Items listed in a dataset

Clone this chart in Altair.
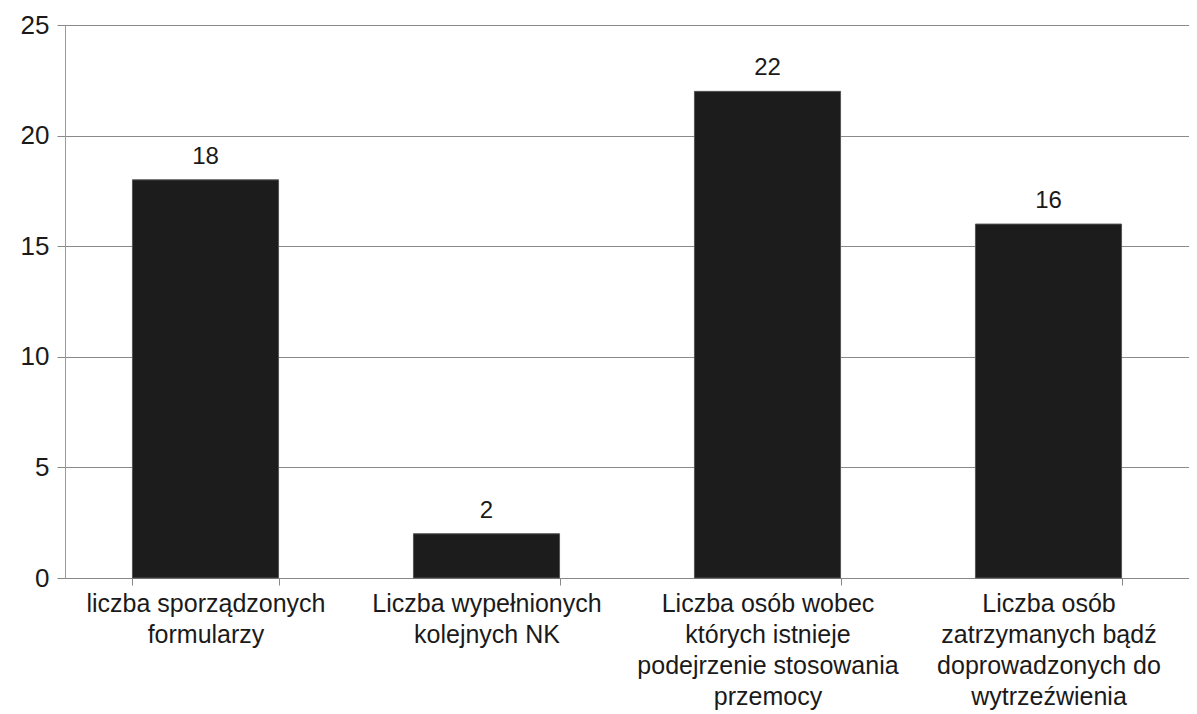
import altair as alt
import pandas as pd

categories = [
    "liczba sporządzonych|formularzy",
    "Liczba wypełnionych|kolejnych NK",
    "Liczba osób wobec|których istnieje|podejrzenie stosowania|przemocy",
    "Liczba osób|zatrzymanych bądź|doprowadzonych do|wytrzeźwienia",
]
values = [18, 2, 22, 16]
y_ticks = [0, 5, 10, 15, 20, 25]

df = pd.DataFrame({"kategoria": categories, "wartosc": values})

FONT = "Liberation Sans"

x = alt.X(
    "kategoria:N",
    sort=categories,
    title=None,
    scale=alt.Scale(paddingInner=0.48, paddingOuter=0.24),
    axis=alt.Axis(
        labelAngle=0,
        labelExpr="split(datum.label, '|')",
        labelFont=FONT,
        labelFontSize=25,
        labelColor="#1a1a1a",
        labelLineHeight=31,
        labelPadding=6,
        labelLimit=400,
        tickBand="extent",
        tickSize=7,
        tickColor="#888888",
        domainColor="#888888",
        labelBaseline="top",
    ),
)
y = alt.Y(
    "wartosc:Q",
    title=None,
    scale=alt.Scale(domain=[0, 25], nice=False),
    axis=alt.Axis(
        values=y_ticks,
        labelFont=FONT,
        labelFontSize=26,
        labelColor="#1a1a1a",
        labelPadding=8,
        tickSize=8,
        tickColor="#888888",
        domainColor="#999999",
        gridColor="#8a8a8a",
        gridWidth=1,
    ),
)

bars = alt.Chart(df).mark_bar(color="#1c1c1c", stroke="#555555", strokeWidth=1).encode(x=x, y=y)
text = alt.Chart(df).mark_text(
    dy=-11, font=FONT, fontSize=24, color="#1a1a1a", baseline="bottom"
).encode(x=alt.X("kategoria:N", sort=categories), y="wartosc:Q", text="wartosc:Q")

chart = (
    (bars + text)
    .properties(
        width=1124,
        height=553,
        autosize=alt.AutoSizeParams(type="none"),
        padding={"left": 57, "top": 17, "right": 0, "bottom": 136},
    )
    .configure_view(stroke=None)
    .configure(background="white")
)

chart.save("out.html", embed_options={"renderer": "svg", "actions": False})
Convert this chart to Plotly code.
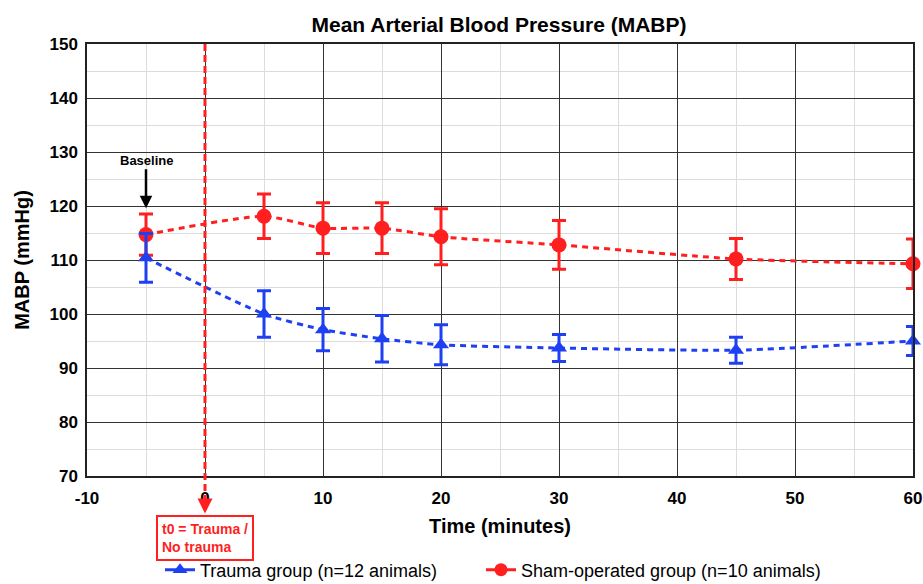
import plotly.graph_objects as go

time_min = [-5, 5, 10, 15, 20, 30, 45, 60]
trauma_mean = [110.4, 100.0, 97.1, 95.4, 94.3, 93.7, 93.3, 95.0]
trauma_err = [4.5, 4.3, 3.9, 4.3, 3.7, 2.5, 2.4, 2.7]
sham_mean = [114.7, 118.1, 115.9, 115.9, 114.3, 112.8, 110.2, 109.3]
sham_err = [3.8, 4.1, 4.7, 4.7, 5.2, 4.5, 3.8, 4.6]

x_ticks = [-10, 0, 10, 20, 30, 40, 50, 60]
y_ticks = [70, 80, 90, 100, 110, 120, 130, 140, 150]

RED = "#FF1F1F"
BLUE = "#1F40F2"
FONT = "Liberation Sans"

W, H = 923, 584

fig = go.Figure()

fig.add_trace(go.Scatter(
    x=time_min, y=sham_mean, mode="lines+markers",
    line=dict(color=RED, width=3, dash="6px,5px", shape="spline", smoothing=0.6),
    marker=dict(symbol="circle", size=15, color=RED),
    error_y=dict(type="data", array=sham_err, color=RED, thickness=3, width=7),
    showlegend=False, cliponaxis=False,
))
fig.add_trace(go.Scatter(
    x=time_min, y=trauma_mean, mode="lines+markers",
    line=dict(color=BLUE, width=3, dash="6px,5px", shape="spline", smoothing=0.6),
    marker=dict(symbol="triangle-up", size=14, color=BLUE),
    error_y=dict(type="data", array=trauma_err, color=BLUE, thickness=3, width=7),
    showlegend=False, cliponaxis=False,
))
# legend entries
fig.add_trace(go.Scatter(
    x=[None], y=[None], mode="lines+markers", name="Trauma group (n=12 animals)",
    line=dict(color=BLUE, width=3), marker=dict(symbol="triangle-up", size=13, color=BLUE),
    legend="legend",
))
fig.add_trace(go.Scatter(
    x=[None], y=[None], mode="lines+markers", name="Sham-operated group (n=10 animals)",
    line=dict(color=RED, width=3), marker=dict(symbol="circle", size=13, color=RED),
    legend="legend2",
))

# vertical t0 line
fig.add_shape(type="line", xref="x", yref="paper", x0=0, x1=0, y0=1, y1=-0.06,
              line=dict(color=RED, width=3, dash="7px,4px"), layer="above")
fig.add_annotation(x=0, y=-0.087, xref="x", yref="paper", text="", showarrow=True,
                   ax=0, ay=-14, arrowhead=2, arrowsize=1, arrowwidth=3, arrowcolor=RED,
                   axref="pixel", ayref="pixel")
fig.add_annotation(x=0, y=-0.091, xref="x", yref="paper", yanchor="top", xanchor="center",
                   text="t0 = Trauma /<br>No trauma", showarrow=False, align="left",
                   font=dict(family=FONT, size=14, color=RED, weight="bold"),
                   bordercolor=RED, borderwidth=2, borderpad=4, bgcolor="white")

# Baseline arrow
fig.add_annotation(x=-5, y=119.6, xref="x", yref="y", text="Baseline", showarrow=True,
                   ax=0, ay=-48, arrowhead=2, arrowsize=1, arrowwidth=2.5, arrowcolor="black",
                   font=dict(family=FONT, size=13, color="black", weight="bold"))

axis_common = dict(
    showline=True, linecolor="#222", linewidth=1.5, mirror=True,
    showgrid=True, gridcolor="#333", gridwidth=1,
    ticks="", zeroline=False, automargin=False,
    tickfont=dict(family=FONT, size=17, color="black", weight="bold"),
)

fig.update_xaxes(range=[-10, 60], tickvals=x_ticks, ticktext=[str(v) for v in x_ticks],
                 minor=dict(dtick=5, showgrid=True, gridcolor="#DCDCDC", gridwidth=1),
                 ticklabelstandoff=6,
                 title=dict(text="Time (minutes)", standoff=12,
                            font=dict(family=FONT, size=20, color="black", weight="bold")),
                 **axis_common)
fig.update_yaxes(range=[70, 150], tickvals=y_ticks, ticktext=[str(v) for v in y_ticks],
                 minor=dict(dtick=5, showgrid=True, gridcolor="#DCDCDC", gridwidth=1),
                 title=dict(text="MABP (mmHg)", standoff=14,
                            font=dict(family=FONT, size=20, color="black", weight="bold")),
                 ticklabelstandoff=4,
                 **axis_common)

legend_common = dict(orientation="h", xanchor="left", yref="container",
                     y=1 - 570 / H, yanchor="middle",
                     font=dict(family=FONT, size=18, color="black"),
                     itemwidth=30, bgcolor="rgba(0,0,0,0)")

fig.update_layout(
    width=W, height=H,
    margin=dict(l=87, r=10, t=44, b=108),
    paper_bgcolor="white", plot_bgcolor="white",
    title=dict(text="Mean Arterial Blood Pressure (MABP)", x=499 / W, xanchor="center",
               y=1 - 25 / H, yanchor="middle",
               font=dict(family=FONT, size=21, color="black", weight="bold")),
    legend=dict(x=(160 - 87) / 826, **legend_common),
    legend2=dict(x=(481 - 87) / 826, **legend_common),
    showlegend=True,
)

fig.write_html("out.html", config={"displayModeBar": False},
               post_script="document.body.style.margin='0';document.body.style.overflow='hidden';")
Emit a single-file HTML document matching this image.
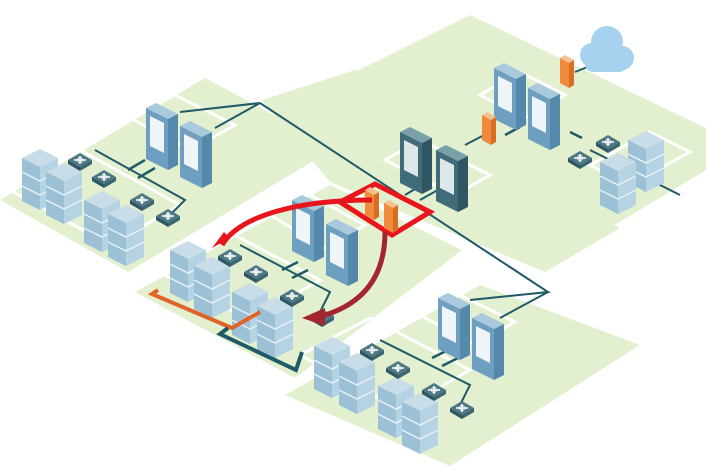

**WRITTEN PROBLEM**:
Leave out any pictures, please, and quote only the lines from the top of the data through the line that contains "sham_err = [3.8, 4.1, 4.7, 4.7, 5.2, 4.5, 3.8, 4.6]".

**OUTPUT FOR THIS EXERCISE**:
Clone this chart in Altair.
import altair as alt
import pandas as pd

categories = [
    "liczba sporządzonych|formularzy",
    "Liczba wypełnionych|kolejnych NK",
    "Liczba osób wobec|których istnieje|podejrzenie stosowania|przemocy",
    "Liczba osób|zatrzymanych bądź|doprowadzonych do|wytrzeźwienia",
]
values = [18, 2, 22, 16]
y_ticks = [0, 5, 10, 15, 20, 25]

df = pd.DataFrame({"kategoria": categories, "wartosc": values})

FONT = "Liberation Sans"

x = alt.X(
    "kategoria:N",
    sort=categories,
    title=None,
    scale=alt.Scale(paddingInner=0.48, paddingOuter=0.24),
    axis=alt.Axis(
        labelAngle=0,
        labelExpr="split(datum.label, '|')",
        labelFont=FONT,
        labelFontSize=25,
        labelColor="#1a1a1a",
        labelLineHeight=31,
        labelPadding=6,
        labelLimit=400,
        tickBand="extent",
        tickSize=7,
        tickColor="#888888",
        domainColor="#888888",
        labelBaseline="top",
    ),
)
y = alt.Y(
    "wartosc:Q",
    title=None,
    scale=alt.Scale(domain=[0, 25], nice=False),
    axis=alt.Axis(
        values=y_ticks,
        labelFont=FONT,
        labelFontSize=26,
        labelColor="#1a1a1a",
        labelPadding=8,
        tickSize=8,
        tickColor="#888888",
        domainColor="#999999",
        gridColor="#8a8a8a",
        gridWidth=1,
    ),
)

bars = alt.Chart(df).mark_bar(color="#1c1c1c", stroke="#555555", strokeWidth=1).encode(x=x, y=y)
text = alt.Chart(df).mark_text(
    dy=-11, font=FONT, fontSize=24, color="#1a1a1a", baseline="bottom"
).encode(x=alt.X("kategoria:N", sort=categories), y="wartosc:Q", text="wartosc:Q")

chart = (
    (bars + text)
    .properties(
        width=1124,
        height=553,
        autosize=alt.AutoSizeParams(type="none"),
        padding={"left": 57, "top": 17, "right": 0, "bottom": 136},
    )
    .configure_view(stroke=None)
    .configure(background="white")
)

chart.save("out.html", embed_options={"renderer": "svg", "actions": False})
Convert this chart to Plotly code.
import plotly.graph_objects as go

time_min = [-5, 5, 10, 15, 20, 30, 45, 60]
trauma_mean = [110.4, 100.0, 97.1, 95.4, 94.3, 93.7, 93.3, 95.0]
trauma_err = [4.5, 4.3, 3.9, 4.3, 3.7, 2.5, 2.4, 2.7]
sham_mean = [114.7, 118.1, 115.9, 115.9, 114.3, 112.8, 110.2, 109.3]
sham_err = [3.8, 4.1, 4.7, 4.7, 5.2, 4.5, 3.8, 4.6]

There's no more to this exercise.